Another piece of jewelry often exchanged between lovers that isn’t all that unfamiliar to our modern eyes is the brooch. A beautiful, yet
practical gift, the brooch showed off the wealth of the giver (and the depth of their regard as well), while it assisted the receiver in pinning a cloak together or fastening a garment.

An interesting custom for people of less wealthy means was the giving of miniature items that they could not afford. These token would probably have looked like modern day charms and might have included everything they would have seen wealthy couples exchange, such as purses, shoes, chaplets, or jewelry boxes.
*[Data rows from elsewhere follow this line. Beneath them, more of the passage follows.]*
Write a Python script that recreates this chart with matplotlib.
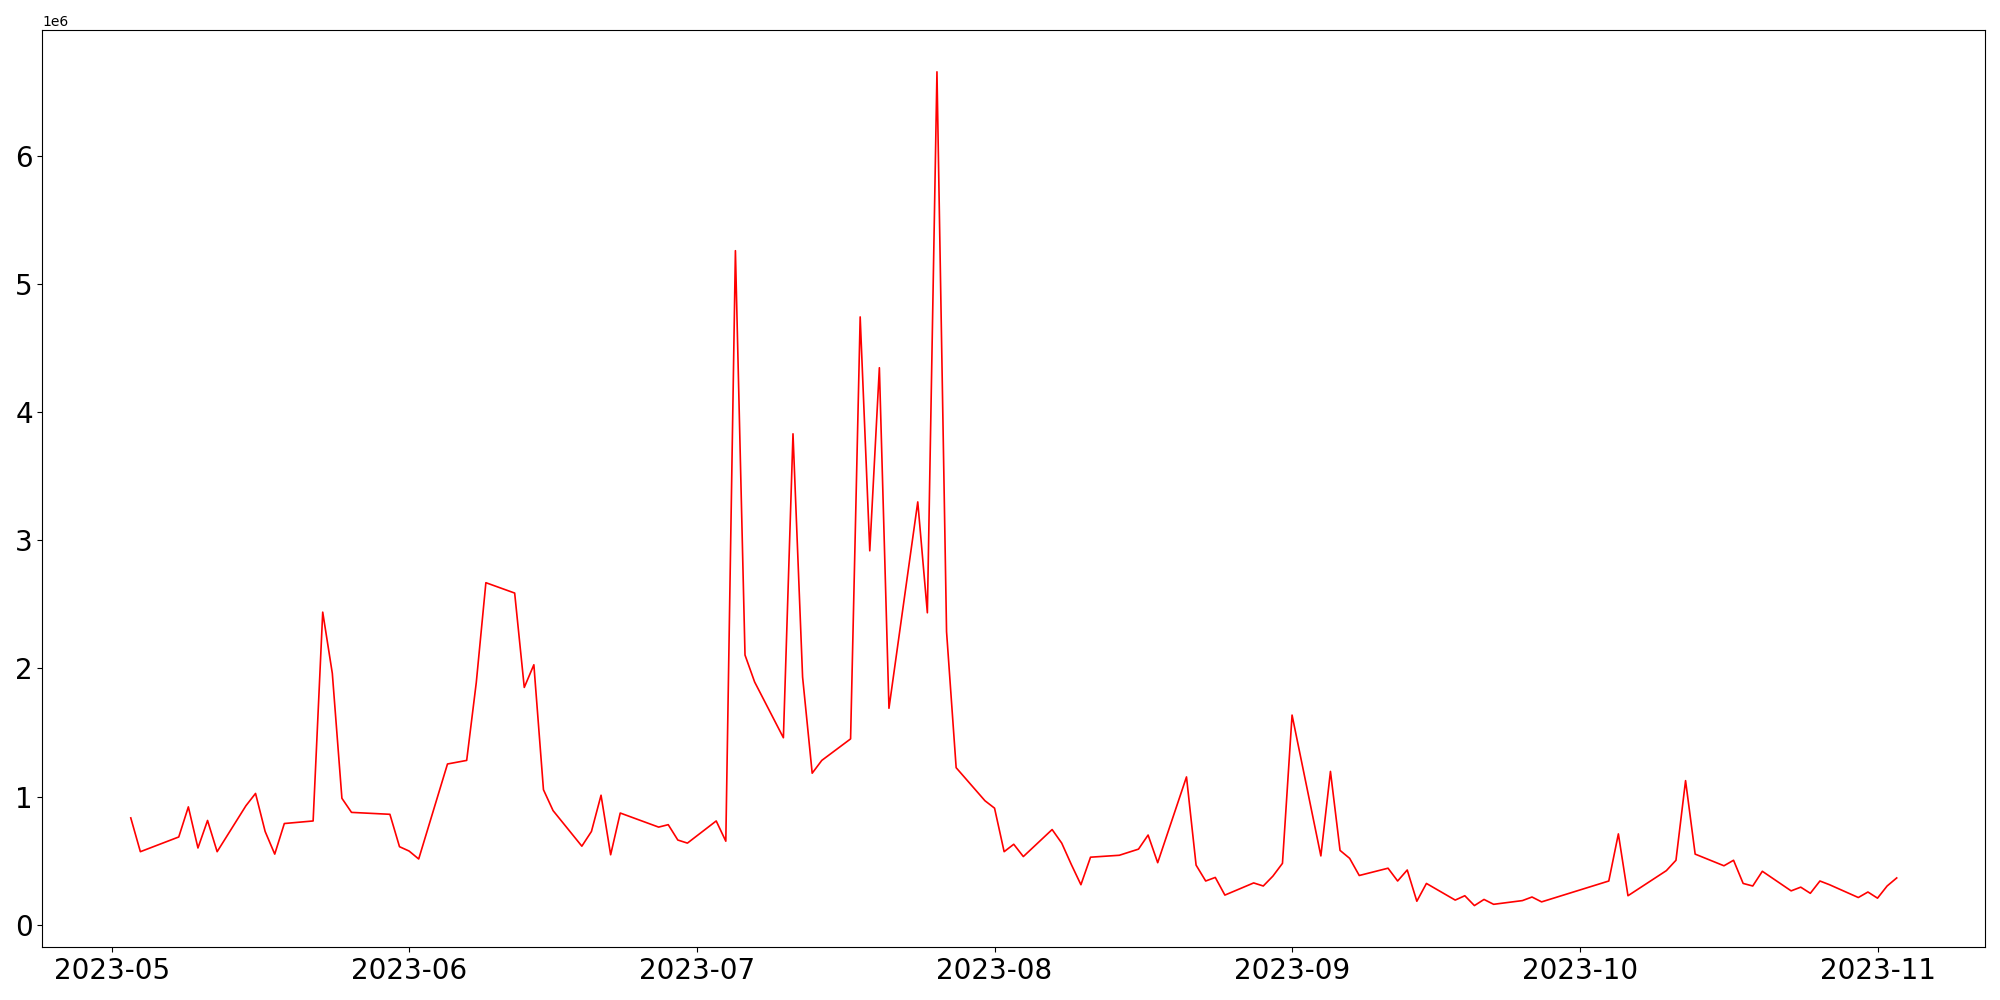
import pandas as pd
import matplotlib.pyplot as plt

dates = ['2023-05-03', '2023-05-04', '2023-05-08', '2023-05-09', '2023-05-10', '2023-05-11',
         '2023-05-12', '2023-05-15', '2023-05-16', '2023-05-17', '2023-05-18', '2023-05-19',
         '2023-05-22', '2023-05-23', '2023-05-24', '2023-05-25', '2023-05-26', '2023-05-30',
         '2023-05-31', '2023-06-01', '2023-06-02', '2023-06-05', '2023-06-07', '2023-06-08',
         '2023-06-09', '2023-06-12', '2023-06-13', '2023-06-14', '2023-06-15', '2023-06-16',
         '2023-06-19', '2023-06-20', '2023-06-21', '2023-06-22', '2023-06-23', '2023-06-27',
         '2023-06-28', '2023-06-29', '2023-06-30', '2023-07-03', '2023-07-04', '2023-07-05',
         '2023-07-06', '2023-07-07', '2023-07-10', '2023-07-11', '2023-07-12', '2023-07-13',
         '2023-07-14', '2023-07-17', '2023-07-18', '2023-07-19', '2023-07-20', '2023-07-21',
         '2023-07-24', '2023-07-25', '2023-07-26', '2023-07-27', '2023-07-28', '2023-07-31',
         '2023-08-01', '2023-08-02', '2023-08-03', '2023-08-04', '2023-08-07', '2023-08-08',
         '2023-08-09', '2023-08-10', '2023-08-11', '2023-08-14', '2023-08-16', '2023-08-17',
         '2023-08-18', '2023-08-21', '2023-08-22', '2023-08-23', '2023-08-24', '2023-08-25',
         '2023-08-28', '2023-08-29', '2023-08-30', '2023-08-31', '2023-09-01', '2023-09-04',
         '2023-09-05', '2023-09-06', '2023-09-07', '2023-09-08', '2023-09-11', '2023-09-12',
         '2023-09-13', '2023-09-14', '2023-09-15', '2023-09-18', '2023-09-19', '2023-09-20',
         '2023-09-21', '2023-09-22', '2023-09-25', '2023-09-26', '2023-09-27', '2023-10-04',
         '2023-10-05', '2023-10-06', '2023-10-10', '2023-10-11', '2023-10-12', '2023-10-13',
         '2023-10-16', '2023-10-17', '2023-10-18', '2023-10-19', '2023-10-20', '2023-10-23',
         '2023-10-24', '2023-10-25', '2023-10-26', '2023-10-27', '2023-10-30', '2023-10-31',
         '2023-11-01', '2023-11-02', '2023-11-03']

values = [833000, 569000, 684000, 919000, 598000, 813000,
          569000, 928000, 1024000, 727000, 550000, 789000,
          809000, 2440000, 1962000, 986000, 876000, 861000,
          608000, 574000, 512000, 1254000, 1282000, 1890000,
          2670000, 2589000, 1852000, 2029000, 1053000, 890000,
          612000, 727000, 1010000, 545000, 871000, 761000,
          780000, 660000, 636000, 809000, 651000, 5263000,
          2105000, 1895000, 1459000, 3833000, 1933000, 1182000,
          1282000, 1450000, 4746000, 2919000, 4349000, 1689000,
          3301000, 2435000, 6660000, 2287000, 1225000, 967000,
          909000, 569000, 627000, 531000, 742000, 636000,
          469000, 311000, 526000, 541000, 589000, 699000,
          483000, 1153000, 464000, 340000, 368000, 230000,
          325000, 301000, 378000, 478000, 1636000, 536000,
          1196000, 579000, 517000, 383000, 440000, 340000,
          426000, 182000, 321000, 191000, 225000, 148000,
          196000, 158000, 187000, 215000, 177000, 340000,
          708000, 225000, 421000, 502000, 1124000, 550000,
          459000, 502000, 321000, 301000, 416000, 263000,
          292000, 244000, 340000, 311000, 211000, 254000,
          206000, 301000, 364000]

df = pd.DataFrame({'date': pd.to_datetime(dates), 'value': values})

fig, ax = plt.subplots(figsize=(20, 10), dpi=100)
ax.plot(df.date, df.value, color='red', linewidth=1.2)
ax.tick_params(axis='both', labelsize=20)
plt.tight_layout()
plt.savefig('out.png')
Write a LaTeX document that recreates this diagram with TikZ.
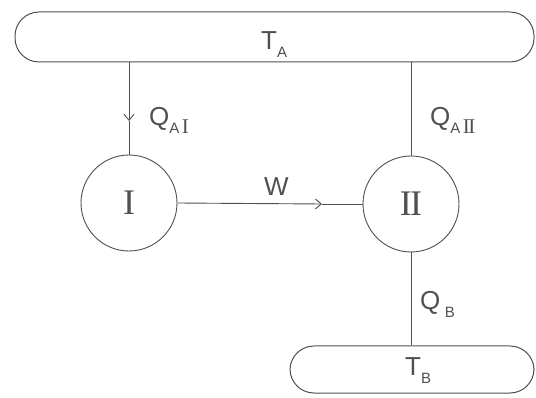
\documentclass[tikz,border=0pt]{standalone}
\usepackage{fontspec}
\setmainfont{Liberation Sans}
\newfontfamily\romanfont{Liberation Serif}
\usetikzlibrary{arrows.meta}
\definecolor{ink}{RGB}{80,80,80}
\newcommand{\subsc}[1]{\raisebox{-8pt}{\fontsize{15}{15}\selectfont #1}}
\newcommand{\romsub}[1]{{\romanfont\fontsize{21}{21}\selectfont #1}}
\newcommand{\twoI}{I\kern-1.6pt I}
\begin{document}
\begin{tikzpicture}[x=1pt,y=-1pt]
\tikzset{
  reservoir/.style={draw=ink, line width=1pt, rounded corners=24pt, inner sep=0pt},
  engine/.style={circle, draw=ink, line width=0.9pt, minimum size=96pt, inner sep=0pt},
  lbl/.style={text=ink, font=\fontsize{26}{26}\selectfont, inner sep=0pt},
  numlbl/.style={text=ink, font=\romanfont\fontsize{36}{36}\selectfont, inner sep=0pt},
  flow/.style={draw=ink, line width=0.9pt},
  tip/.style={-{Straight Barb[length=6pt,width=10pt,line width=0.9pt]}}
}
\useasboundingbox (0,0) rectangle (536,398);
\node[reservoir, minimum width=519pt, minimum height=50pt] (TA) at (274.5,37) {};
\node[reservoir, minimum width=244pt, minimum height=47pt] (TB) at (412,369.5) {};
\node[engine] (I) at (129,203) {};
\node[engine] (II) at (411,204) {};
\node[numlbl] (Ilbl) at (I) {I};
\node[numlbl] (IIlbl) at (II) {\twoI};
% connectors
\coordinate (a1) at (129,121);
\coordinate (w1) at (322,204);
\draw[flow, tip] (TA.south -| I) -- (a1);
\draw[flow] (a1) -- (I.north);
\draw[flow, tip] (I.east) -- (w1);
\draw[flow] (w1) -- (II.west);
\draw[flow] (II.north) -- (TA.south -| II);
\draw[flow] (II.south) -- (TB.north -| II);
% labels
\node[lbl, anchor=base west] (TAl) at (261,50) {T\subsc{A}};
\node[lbl, anchor=base west] (QAI) at (149,126) {Q\subsc{A\,\romsub{I}}};
\node[lbl, anchor=base west] (QAII) at (430,126) {Q\subsc{A\,\romsub{\twoI}}};
\node[lbl, anchor=base west] (Wl) at (264,196) {W};
\node[lbl, anchor=base west] (QB) at (420,310) {Q\,\subsc{B}};
\node[lbl, anchor=base west] (TBl) at (405,375) {T\subsc{B}};
\end{tikzpicture}
\end{document}
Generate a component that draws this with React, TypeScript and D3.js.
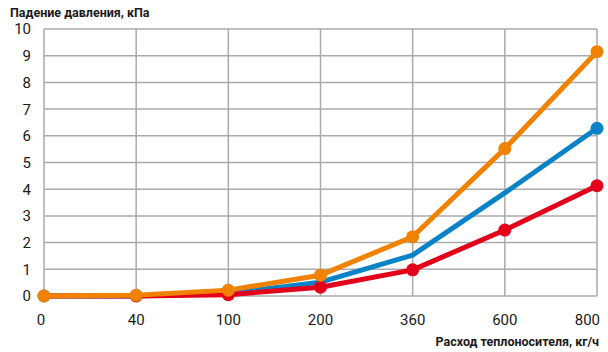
import React from "react";
import * as d3 from "d3";

const categories = ["0", "40", "100", "200", "360", "600", "800"];
const yTicks = [0, 1, 2, 3, 4, 5, 6, 7, 8, 9, 10];
const blueValues = [0, 0.0, 0.1, 0.52, 1.53, 3.86, 6.28];
const redValues = [0, 0.0, 0.05, 0.33, 0.98, 2.47, 4.13];
const orangeValues = [0, 0.03, 0.22, 0.78, 2.22, 5.52, 9.15];
const blueMarkers = [0, 6];
const redMarkers = [1, 2, 3, 4, 5, 6];
const orangeMarkers = [0, 1, 2, 3, 4, 5, 6];
const yTitle = "Падение давления, кПа";
const xTitle = "Расход теплоносителя, кг/ч";

const W = 608, H = 352;
const left = 44, right = 597, top = 29, bottom = 296;

export default function App() {
  const x = d3.scalePoint<string>().domain(categories).range([left, right]);
  const y = d3.scaleLinear().domain([0, 10]).range([bottom, top]);
  const line = d3.line<number>().x((_, i) => x(categories[i])!).y((d) => y(d));
  const series = [
    { vals: blueValues, color: "#0A82C8", markers: blueMarkers },
    { vals: redValues, color: "#E2001A", markers: redMarkers },
    { vals: orangeValues, color: "#F08200", markers: orangeMarkers },
  ];
  const font = "Roboto, 'DejaVu Sans', sans-serif";
  const last = categories.length - 1;
  return (
    <svg width={W} height={H} style={{ position: "absolute", left: 0, top: 0 }} fontFamily={font}>
      <rect width={W} height={H} fill="#fff" />
      {yTicks.map((t) => (
        <line key={"gy" + t} x1={left} x2={right} y1={y(t)} y2={y(t)} stroke="#AAAAAA" strokeWidth={1.5} />
      ))}
      {categories.map((c) => (
        <line key={"gx" + c} x1={x(c)} x2={x(c)} y1={top} y2={bottom} stroke="#AAAAAA" strokeWidth={1.5} />
      ))}
      {yTicks.map((t) => (
        <text key={"ty" + t} x={31} y={y(t)} dy="0.36em" textAnchor="end" fontSize={15} fill="#1a1a1a">
          {t}
        </text>
      ))}
      {categories.map((c, i) => (
        <text
          key={"tx" + c}
          x={i === last ? 600 : i === 0 ? x(c)! - 3 : x(c)}
          y={325}
          textAnchor={i === last ? "end" : "middle"}
          fontSize={15}
          fill="#1a1a1a"
        >
          {c}
        </text>
      ))}
      <text x={10} y={17} fontSize={12.5} fontWeight="bold" fill="#1a1a1a">{yTitle}</text>
      <text x={599} y={346} textAnchor="end" fontSize={12.5} fontWeight="bold" fill="#1a1a1a">{xTitle}</text>
      {series.map((s, si) => (
        <g key={"s" + si}>
          <path d={line(s.vals)!} fill="none" stroke={s.color} strokeWidth={5} strokeLinejoin="round" />
          {s.markers.map((i) => (
            <circle key={i} cx={x(categories[i])} cy={y(s.vals[i])} r={6.5} fill={s.color} />
          ))}
        </g>
      ))}
    </svg>
  );
}
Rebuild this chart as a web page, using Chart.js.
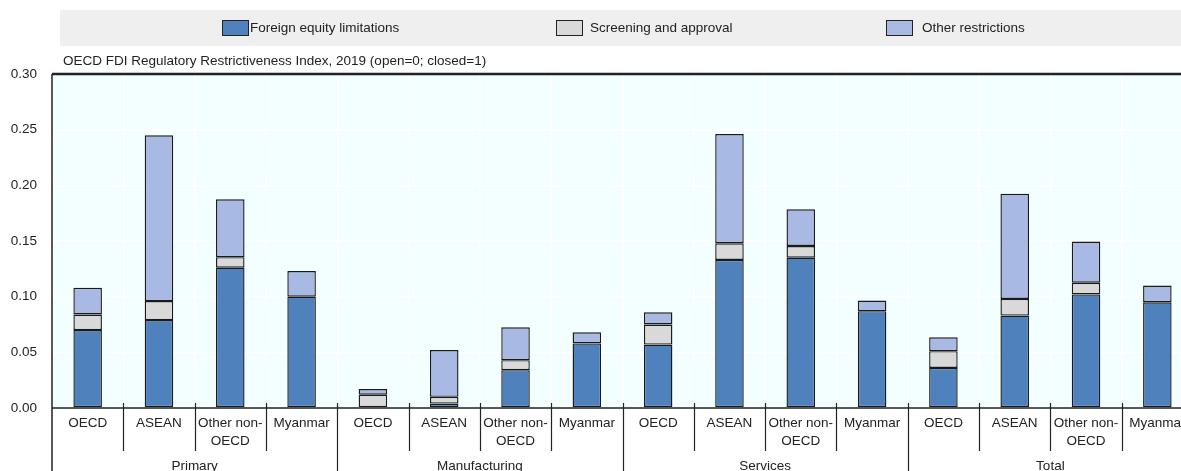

When a medieval lady wished to bestow a favor on her knight of choice before a joust, she would give him a token that would mark him as her chosen courtier. Items that were easily detached, such as sleeves or a scarf, or fluttery, such as a handkerchief or ribbon would signal that he was her particular champion.

And a final token that would be considered somewhat different today is a casket, or box, usually carved in an intricate fashion, perhaps with scenes of lovers imprinted all about it. These boxes could hold jewelry, other trinkets, or something more personal, like a lock of a loved one’s hair.

So this Valentine’s Day, don’t say it with flowers, say it with a casket or a sleeve, something a medieval lady or knight would cherish forever.